Republicans’ Spending Dilemma, In One Tweet
Most of official Washington woke up apoplectic on Sunday, when a tweet from President Trump invoked “the Swamp’s” most dreaded word: “Shutdown.”
Put aside for a moment specific questions about the wall itself—whether it will deter illegal immigration, how much to spend on it, or even whether to build it. The Trump tweet illustrates a much larger problem facing congressional Republicans: They don’t want to fight—about the wall, or about much of anything, particularly spending.
Voting for the Mandate after They Voted Against It?
Take for instance an issue I helped raise awareness of, and have helped spend the past several weeks tracking: The District of Columbia’s move to re-establish a requirement on district residents to purchase health insurance.
As I wrote last week, Sen. Ted Cruz (R-TX) offered an amendment in the Senate that would defund this mandate. The amendment resembles one that Rep. Gary Palmer (R-AL) offered in the House, and which representatives voted to add to the bill. If a successful vote on the Cruz amendment inserted the provision in the Senate version of the bill, the defunding amendment would presumably have a smooth passage to enactment.
So what’s holding it up? In a word, Republicans. According to Senate sources, Republican leaders—and Republican members of the Appropriations Committee—don’t want to vote on Cruz’s amendment. Several outside groups have stated they will key-vote in favor of the amendment, and the leadership types don’t want to vote against something that many conservative groups support.
Are Democrats Running Congress?
In short, because Democrats might object. Appropriations measures need 60 votes to break a Senate filibuster, and Democrats have said they will not vote for any bill that includes so-called “poison pill” appropriations riders. The definition of a “poison pill” of course lies in the eyes of the beholder.
Politico wrote about the spending process six weeks ago, noting that new Senate Appropriations Committee Chairman Richard Shelby (R-AL) and Ranking Member Pat Leahy (D-VT) “have resolved to work out matters privately. Both parties have agreed to hold their noses to vote for a bill that they consider imperfect, but good enough.”
That “kumbaya” dynamic has led Senate Republican leaders and appropriators to try and avoid the Cruz amendment entirely. They don’t want to vote against the amendment, because conservatives like me support it and will (rightly) point out their hypocrisy if they do. But they don’t want the amendment to pass either, because they fear that Democrats won’t vote to pass the underlying bill if it does. So they hope the amendment will die a quiet death.
Conservatives Get the Shaft—Again
At this point some leadership types might point out that it’s easy for people like me to sit on the sidelines and criticize, but that Republicans in Congress must actually govern. That point has more than a grain of truth to it.

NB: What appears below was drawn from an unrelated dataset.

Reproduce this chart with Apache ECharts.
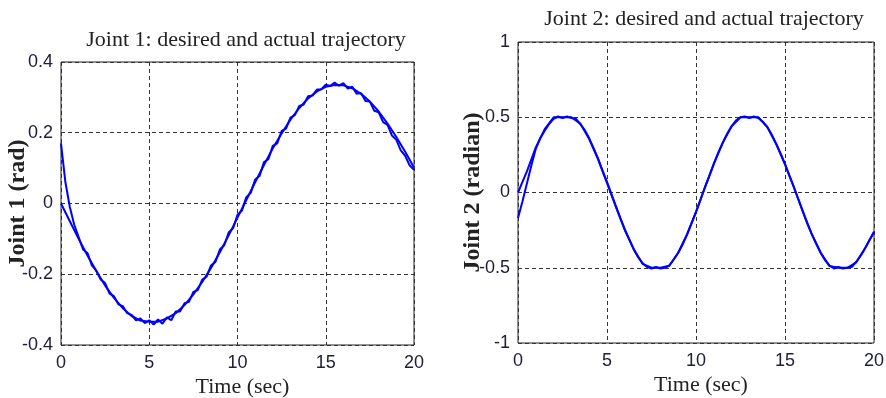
<!DOCTYPE html>
<html>
<head>
<meta charset="utf-8">
<title>Joint trajectories</title>
<script src="https://cdn.jsdelivr.net/npm/echarts@6/dist/echarts.min.js"></script>
<style>
	html, body { margin: 0; padding: 0; background: #fff; }
	#chart { width: 886px; height: 398px; }
</style>
</head>
<body>
<div id="chart"></div>
<script>
// sample steps (sec)
const desiredStep = 0.5;
const actualStep = 0.25;

// joint 1 (rad)
const joint1Desired = [0, -0.05, -0.1, -0.147, -0.191, -0.232, -0.267, -0.296, -0.318, -0.331, -0.334,
	-0.334, -0.325, -0.31, -0.287, -0.257, -0.222, -0.182, -0.138, -0.09, -0.04,
	0.01, 0.06, 0.109, 0.156, 0.198, 0.237, 0.27, 0.297, 0.317, 0.33,
	0.335, 0.334, 0.326, 0.31, 0.288, 0.26, 0.226, 0.188, 0.146, 0.102];
const joint1Actual = [0.17, 0.06, -0.01, -0.06, -0.095, -0.13, -0.14, -0.175, -0.19, -0.215, -0.225,
	-0.255, -0.262, -0.285, -0.29, -0.31, -0.315, -0.33, -0.325, -0.338, -0.33,
	-0.342, -0.328, -0.34, -0.322, -0.33, -0.305, -0.305, -0.282, -0.278, -0.25,
	-0.245, -0.215, -0.207, -0.175, -0.165, -0.13, -0.118, -0.082, -0.07, -0.032,
	-0.02, 0.018, 0.03, 0.068, 0.078, 0.117, 0.125, 0.163, 0.17, 0.205,
	0.212, 0.243, 0.25, 0.276, 0.28, 0.303, 0.305, 0.322, 0.323, 0.336,
	0.332, 0.342, 0.333, 0.34, 0.325, 0.33, 0.31, 0.312, 0.29, 0.288,
	0.262, 0.258, 0.23, 0.222, 0.192, 0.18, 0.15, 0.135, 0.108, 0.095];

// joint 2 (radian)
const joint2Desired = [0, 0.14, 0.3, 0.421, 0.5, 0.5, 0.5, 0.458, 0.355, 0.22, 0.064,
	-0.096, -0.249, -0.378, -0.474, -0.5, -0.5, -0.487, -0.4, -0.277, -0.128,
	0.033, 0.19, 0.33, 0.44, 0.5, 0.5, 0.5, 0.437, 0.324, 0.187,
	0.035, -0.126, -0.276, -0.399, -0.489, -0.5, -0.5, -0.465, -0.37, -0.26];
const joint2Actual = [-0.17, -0.06, 0.06, 0.18, 0.29, 0.36, 0.41, 0.455, 0.49, 0.505, 0.495,
	0.505, 0.495, 0.49, 0.455, 0.415, 0.36, 0.295, 0.225, 0.145, 0.07,
	-0.01, -0.09, -0.17, -0.245, -0.31, -0.375, -0.43, -0.47, -0.495, -0.505,
	-0.495, -0.505, -0.5, -0.485, -0.445, -0.4, -0.345, -0.28, -0.205, -0.13,
	-0.05, 0.035, 0.11, 0.19, 0.265, 0.33, 0.39, 0.44, 0.48, 0.5,
	0.505, 0.495, 0.505, 0.495, 0.47, 0.435, 0.385, 0.325, 0.26, 0.19,
	0.11, 0.035, -0.045, -0.125, -0.205, -0.275, -0.34, -0.4, -0.45, -0.485,
	-0.505, -0.495, -0.505, -0.5, -0.495, -0.46, -0.42, -0.37, -0.315, -0.265];

// axis ticks
const timeTicks = [0, 5, 10, 15, 20];
const joint1Ticks = [-0.4, -0.2, 0, 0.2, 0.4];
const joint2Ticks = [-1, -0.5, 0, 0.5, 1];

function toPairs(values, step) {
	return values.map((v, i) => [i * step, v]);
}

const tickFont = {
	color: '#20203a',
	fontFamily: 'Liberation Sans',
	fontSize: 18,
};
const serif = 'Liberation Serif';
const gridLine = {
	show: true,
	lineStyle: { color: '#333', width: 1, type: [4, 3] },
};

function xAxis(gridIndex) {
	return {
		type: 'value',
		gridIndex: gridIndex,
		min: timeTicks[0],
		max: timeTicks[timeTicks.length - 1],
		interval: timeTicks[1] - timeTicks[0],
		name: 'Time (sec)',
		nameLocation: 'middle',
		nameGap: 31,
		nameMoveOverlap: false,
		nameTextStyle: { fontFamily: serif, fontSize: 22, color: '#222', padding: [0, 0, 0, 10] },
		axisLine: { show: false },
		axisTick: { show: false },
		axisLabel: { ...tickFont, margin: 9 },
		splitLine: gridLine,
	};
}

function yAxis(gridIndex, ticks, name, gap) {
	return {
		type: 'value',
		gridIndex: gridIndex,
		min: ticks[0],
		max: ticks[ticks.length - 1],
		interval: ticks[1] - ticks[0],
		name: name,
		nameLocation: 'middle',
		nameGap: gap,
		nameMoveOverlap: false,
		nameTextStyle: { fontFamily: serif, fontSize: 24, fontWeight: 'bold', color: '#222' },
		axisLine: { show: false },
		axisTick: { show: false },
		axisLabel: { ...tickFont, margin: 8 },
		splitLine: gridLine,
	};
}

function line(name, xi, data, width) {
	return {
		name: name,
		type: 'line',
		xAxisIndex: xi,
		yAxisIndex: xi,
		data: data,
		showSymbol: false,
		animation: false,
		lineStyle: { color: '#0000ff', width: width },
	};
}

const chart = echarts.init(document.getElementById('chart'));
chart.setOption({
	backgroundColor: '#fff',
	title: [
		{
			text: 'Joint 1: desired and actual trajectory',
			left: 241,
			top: 24,
			textAlign: 'center',
			textStyle: { fontFamily: serif, fontSize: 22, fontWeight: 'normal', color: '#222' },
		},
		{
			text: 'Joint 2: desired and actual trajectory',
			left: 699,
			top: 3,
			textAlign: 'center',
			textStyle: { fontFamily: serif, fontSize: 22, fontWeight: 'normal', color: '#222' },
		},
	],
	grid: [
		{ left: 61, top: 62, width: 353, height: 283, outerBoundsMode: 'none', containLabel: false,
			show: true, borderColor: '#222', borderWidth: 1 },
		{ left: 518, top: 42, width: 356, height: 301, outerBoundsMode: 'none', containLabel: false,
			show: true, borderColor: '#222', borderWidth: 1 },
	],
	xAxis: [xAxis(0), xAxis(1)],
	yAxis: [
		yAxis(0, joint1Ticks, 'Joint 1 (rad)', 31),
		yAxis(1, joint2Ticks, 'Joint 2 (radian)', 33),
	],
	series: [
		line('Joint 1 desired', 0, toPairs(joint1Desired, desiredStep), 2),
		line('Joint 1 actual', 0, toPairs(joint1Actual, actualStep), 2),
		line('Joint 2 desired', 1, toPairs(joint2Desired, desiredStep), 2),
		line('Joint 2 actual', 1, toPairs(joint2Actual, actualStep), 2),
	],
});
</script>
</body>
</html>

On the other hand, “governing” for Republicans usually means “governing like Democrats.” Case in point: The sorry spectacle I described in March, wherein Republican committee chairmen—who, last I checked, won election two years ago on a platform of repealing Obamacare—begged Democrats to include a bailout of Obamacare’s exchanges in that month’s 2,200-page omnibus appropriations bill.
The chairmen in question, and many Republican leaders, feared the party will get blamed in the fall for premium increases. So they decided to “govern” by abandoning all pretense of repealing Obamacare and trying to bolster the law instead, even though their failure to repeal Obamacare is a key driver of the premium increases driving Americans crazy.

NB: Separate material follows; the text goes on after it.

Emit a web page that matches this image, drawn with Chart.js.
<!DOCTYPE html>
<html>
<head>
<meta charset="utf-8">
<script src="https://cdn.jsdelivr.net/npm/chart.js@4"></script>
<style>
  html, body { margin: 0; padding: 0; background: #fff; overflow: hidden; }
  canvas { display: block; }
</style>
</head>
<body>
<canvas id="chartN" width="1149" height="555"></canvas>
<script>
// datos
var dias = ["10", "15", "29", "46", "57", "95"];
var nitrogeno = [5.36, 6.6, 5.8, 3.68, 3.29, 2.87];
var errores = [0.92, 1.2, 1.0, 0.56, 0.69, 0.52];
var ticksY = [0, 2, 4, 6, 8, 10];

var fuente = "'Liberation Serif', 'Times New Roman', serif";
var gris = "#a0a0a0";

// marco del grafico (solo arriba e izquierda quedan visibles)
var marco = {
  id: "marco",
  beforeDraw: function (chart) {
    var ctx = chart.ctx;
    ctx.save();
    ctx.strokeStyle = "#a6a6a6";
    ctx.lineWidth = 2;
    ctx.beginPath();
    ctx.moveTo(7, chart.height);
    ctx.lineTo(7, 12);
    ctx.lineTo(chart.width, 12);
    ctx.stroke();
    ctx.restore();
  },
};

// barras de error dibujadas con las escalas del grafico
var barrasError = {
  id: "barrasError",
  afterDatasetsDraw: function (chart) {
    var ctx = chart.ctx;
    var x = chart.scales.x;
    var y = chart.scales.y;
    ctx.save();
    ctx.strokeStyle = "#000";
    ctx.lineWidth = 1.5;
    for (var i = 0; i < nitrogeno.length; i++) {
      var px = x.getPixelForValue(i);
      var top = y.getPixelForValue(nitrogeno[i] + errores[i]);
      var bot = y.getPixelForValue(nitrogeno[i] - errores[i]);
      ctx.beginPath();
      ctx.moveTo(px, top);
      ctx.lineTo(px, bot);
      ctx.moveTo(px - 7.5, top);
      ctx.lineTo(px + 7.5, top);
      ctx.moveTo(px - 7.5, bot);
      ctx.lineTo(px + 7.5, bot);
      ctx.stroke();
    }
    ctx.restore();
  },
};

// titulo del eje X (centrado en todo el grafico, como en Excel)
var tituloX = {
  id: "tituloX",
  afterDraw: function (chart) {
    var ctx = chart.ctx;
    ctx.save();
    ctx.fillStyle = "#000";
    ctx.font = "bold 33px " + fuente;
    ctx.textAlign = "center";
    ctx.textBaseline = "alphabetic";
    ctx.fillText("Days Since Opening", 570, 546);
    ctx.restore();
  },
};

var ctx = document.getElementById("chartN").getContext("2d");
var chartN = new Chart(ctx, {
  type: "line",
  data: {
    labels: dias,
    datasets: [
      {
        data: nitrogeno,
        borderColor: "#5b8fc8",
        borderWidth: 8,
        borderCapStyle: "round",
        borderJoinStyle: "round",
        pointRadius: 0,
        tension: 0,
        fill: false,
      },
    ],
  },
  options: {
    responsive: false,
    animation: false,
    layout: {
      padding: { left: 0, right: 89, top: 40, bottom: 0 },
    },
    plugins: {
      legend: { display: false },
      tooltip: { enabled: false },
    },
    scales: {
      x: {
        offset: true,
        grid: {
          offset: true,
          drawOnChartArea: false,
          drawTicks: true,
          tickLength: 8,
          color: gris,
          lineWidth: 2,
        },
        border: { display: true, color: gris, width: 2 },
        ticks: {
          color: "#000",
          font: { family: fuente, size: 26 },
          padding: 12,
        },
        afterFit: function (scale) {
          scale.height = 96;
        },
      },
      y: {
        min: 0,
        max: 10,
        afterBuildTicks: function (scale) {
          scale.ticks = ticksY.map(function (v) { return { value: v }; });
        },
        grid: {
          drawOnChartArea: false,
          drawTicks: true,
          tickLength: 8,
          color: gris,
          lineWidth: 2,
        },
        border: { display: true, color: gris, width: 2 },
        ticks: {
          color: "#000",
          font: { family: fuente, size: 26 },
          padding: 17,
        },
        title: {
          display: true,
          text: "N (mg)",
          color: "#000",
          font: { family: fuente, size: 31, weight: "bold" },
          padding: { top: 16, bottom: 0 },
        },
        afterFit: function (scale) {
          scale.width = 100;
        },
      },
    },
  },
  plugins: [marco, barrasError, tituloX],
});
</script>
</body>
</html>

With an election on the horizon, bicameral negotiations surrounding the spending bill could get hairy in September, because two of the parties come to the table with fundamentally different perspectives. Republican congressional leaders worry about what might happen in November if they fail to govern because they stood up for conservative policies. Trump worries about what might happen if they don’t.
UPDATE: On Wednesday afternoon, the Senate voted to table the Cruz amendment blocking DC’s individual mandate. Five Republicans who voted to repeal the individual mandate in tax reform legislation last fall — Louisiana’s Bill Cassidy, Maine’s Susan Collins, Alaska’s Lisa Murkowski, Alabama’s Richard Shelby, and Utah’s Orrin Hatch — voted to table, or kill, the amendment.
Because the vote came on a motion to table, senators may attempt to argue that the vote was procedural in nature, and did not represent a change in position on the mandate. Shelby, the chair of the Appropriations Committee, said he supported the underlying policy behind the Cruz amendment, but voted not to advance the amendment because Democrats objected to its inclusion.